The Covid-19 crisis impacts the “real economy” first (production of goods and services) rather than financial services such as banks or stock markets as it did in 2008. The major role of public policy, at this stage, is not to revive the economy, but to ensure that it remains in a satisfactory state of hibernation, which would allow it to start again quickly. However, once the pandemic is over, banks and financial companies will certainly have to join hands and bear the burden of economic reconstruction. We must avoid the mistakes of the post-2008 era when governments and corporations failed to lay the foundation for a robust and inclusive recovery. The State will have to fully embrace the role (that they tried to stay away from) as welfare state to ensure safety nets.

 

We need a new capitalism, which is more respectful of people, more concerned with fighting inequalities and respectful of the environment.

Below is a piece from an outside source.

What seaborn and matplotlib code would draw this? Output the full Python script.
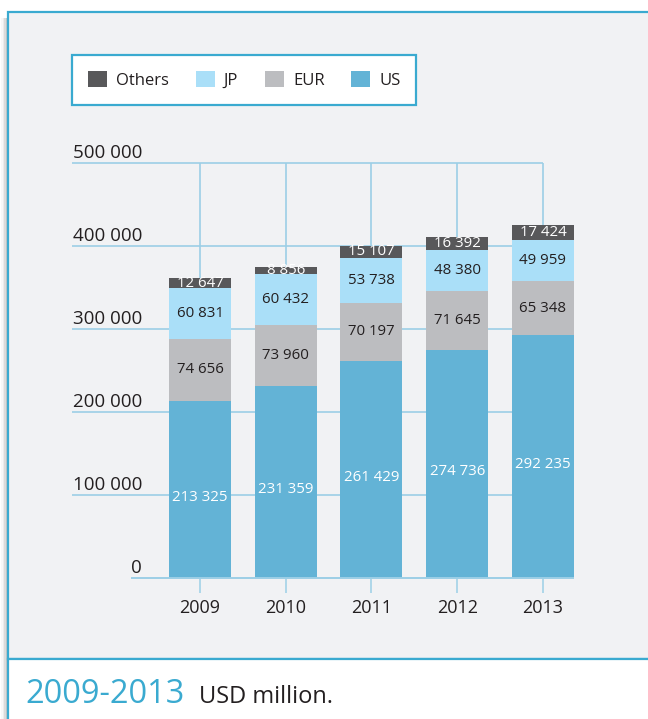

Minister for Economic Affairs and Finances, Bruno Lemaire (March 30th, 2020)

 

The end of neo-liberal capitalism?

The main goal of capitalism is the incessant search for low costs with globalisation, a reduction in the government's role and in tax pressure, privatisation and weak social welfare in some countries.

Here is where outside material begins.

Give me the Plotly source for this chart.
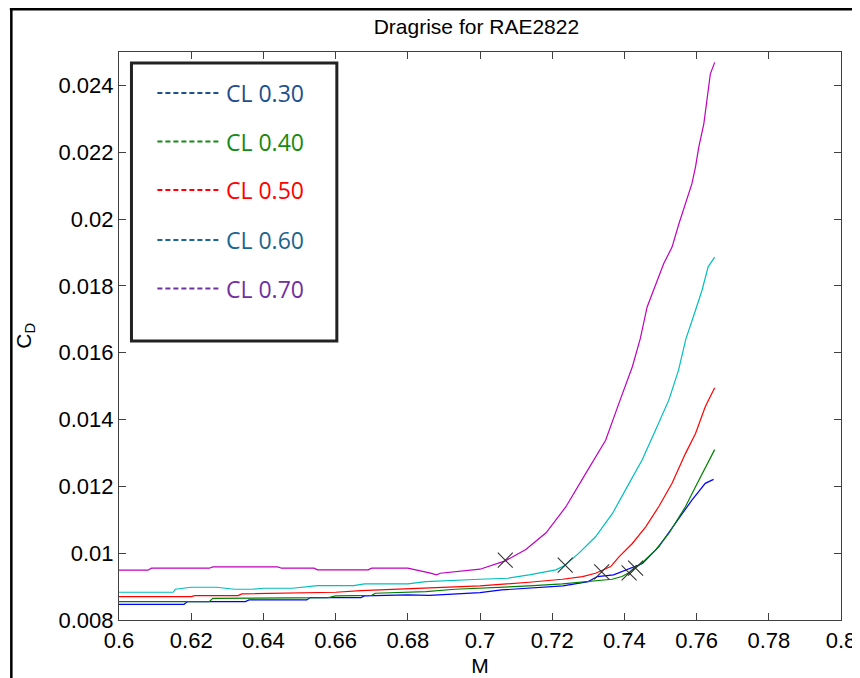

The 2020 crisis revealed and enhanced flaws that were already known for a long time: the fragility of public services, especially when they are privatized and subject to cost value logic and also our dependance of certain outsourced production chains because of globalisation. For instance, global economies have become dependent on Asian supplies for all pharmaceutical production. Never before have India and China exported so much medicine.

However it is now the digitization of the world that could be the new way of capitalism in our service-oriented society.

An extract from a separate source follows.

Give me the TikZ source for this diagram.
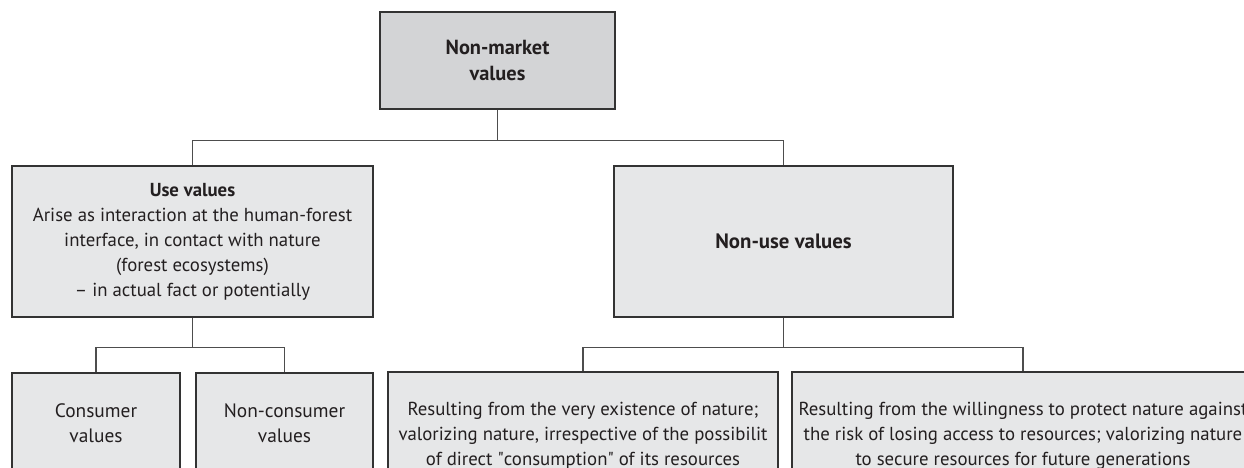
\documentclass[tikz,border=0pt]{standalone}
\usepackage{fontspec}
\setmainfont{PT Sans}
\definecolor{boxfill}{HTML}{E6E7E8}
\definecolor{topfill}{HTML}{D3D4D6}
\definecolor{edge}{HTML}{333333}
\definecolor{conn}{HTML}{4D4D4D}
\definecolor{txt}{HTML}{231F20}
\tikzset{
  box/.style={draw=edge, line width=0.65pt, fill=boxfill, rectangle, inner sep=0pt,
    align=center, text=txt, font=\fontsize{9.4}{12.6}\selectfont},
  topbox/.style={box, fill=topfill, font=\fontsize{10.2}{13}\selectfont\bfseries},
  link/.style={draw=conn, line width=0.75pt}
}
\begin{document}
\begin{tikzpicture}[x=0.5pt,y=-0.5pt]
\useasboundingbox (0,0) rectangle (1244,467);
\clip (0,0) rectangle (1244,467);
\node[topbox, minimum width=117.5pt, minimum height=48.5pt] (top) at (497.5,60.5)
  {Non-market\\values};
\node[box, font=\fontsize{9.4}{12.5}\selectfont, minimum width=180.5pt, minimum height=75.5pt] (use) at (192.5,241.5)
  {\textbf{Use values}\\Arise as interaction at the human-forest\\interface, in contact with nature\\(forest ecosystems)\\– in actual fact or potentially};
\node[box, font=\fontsize{10.4}{13}\selectfont\bfseries, minimum width=169.5pt, minimum height=75.5pt] (nonuse) at (783.5,241.5)
  {Non-use values};
\node[box, font=\fontsize{9.7}{12.6}\selectfont, minimum width=84pt, minimum height=50pt] (cons) at (96,423)
  {Consumer\\values};
\node[box, font=\fontsize{9.7}{12.6}\selectfont, minimum width=88.5pt, minimum height=50pt] (noncons) at (284.5,423)
  {Non-consumer\\values};
\node[box, minimum width=195pt, minimum height=64pt] (exist) at (583,436)
  {Resulting from the very existence of nature;\\valorizing nature, irrespective of the possibilit\\of direct \textquotedbl consumption\textquotedbl{} of its resources};
\node[box, minimum width=231pt, minimum height=64pt] (protect) at (1023,436)
  {Resulting from the willingness to protect nature against\\the risk of losing access to resources; valorizing nature\\to secure resources for future generations};
\draw[link] (top.south) -- ++(0,31) coordinate (j1);
\draw[link] (use.north) |- (j1) -| (nonuse.north);
\draw[link] (use.south) -- ++(0,30) coordinate (j2);
\draw[link] (cons.north) |- (j2) -| (noncons.north);
\draw[link] (nonuse.south) -- ++(0,30) coordinate (j3);
\draw[link] (exist.north) |- (j3) -| (protect.north);
\end{tikzpicture}
\end{document}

“If the being that I am can be transformed into a set of data that can be managed remotely rather than face-to-face, then I can be cared for, educated, entertained without the need to leave the house… I can watch movies on Netflix rather than going to the cinema, I am treated without going to the hospital… The digitization of everything possible is the means for capitalism to obtain further cost reductions.” (Daniel Cohen, economist and director of the economics department of the École normale supérieure)

Far from talking about a collapse of a capitalist system, it seems that this crisis is accelerating the transition to a dematerialized world.

 

From a more optimistic point of view, we can cease this opportunity for more sophisticated and flexible use of technology. More than a third of the planet's population is under some form of restriction compelling us all to experience alternative sociability: Internet use has more than doubled; social networks have become the new living rooms; consumption of Netflix and Prime Video has literally exploded; students from around the world are now taking virtual lessons through "Zoom" – collaborative classrooms. In summary, this disease, which forces us to thoroughly review all known categories of sociability and care, is also the great celebration of virtual technology. In the post-Corona world, long-distance virtual life will have acquired a new autonomy – now that we have been forced to discover its potential.

And while not every job can be done remotely, many people are learning that the difference between having to put on a tie and commute for an hour or working efficiently at home was always just the ability to download one or two apps plus permission from their boss. It will be harder – and more expensive – for companies to deny employees those options. In other words, it turns out, an awful lot of meetings (and doctors’ appointments and classes) really could have been an email. And now they will be.

 

The Covid-19 crisis is first and foremost a human tragedy that comes with a great deal of emotional, physical and financial pain. A crisis of this scale will never be truly resolved until many of the fundamentals of our social and economic life have been remade.

It will probably take years or decades for the significance of 2020 to be fully understood. But we can be sure that, as an authentically global crisis, it is also a global turning point that will hopefully guide us in the right direction.

 

Link:

Flash Economics, Natixis (March 30th 2020), "Will the coronavirus crisis signal the end of neo-liberal capitalism?"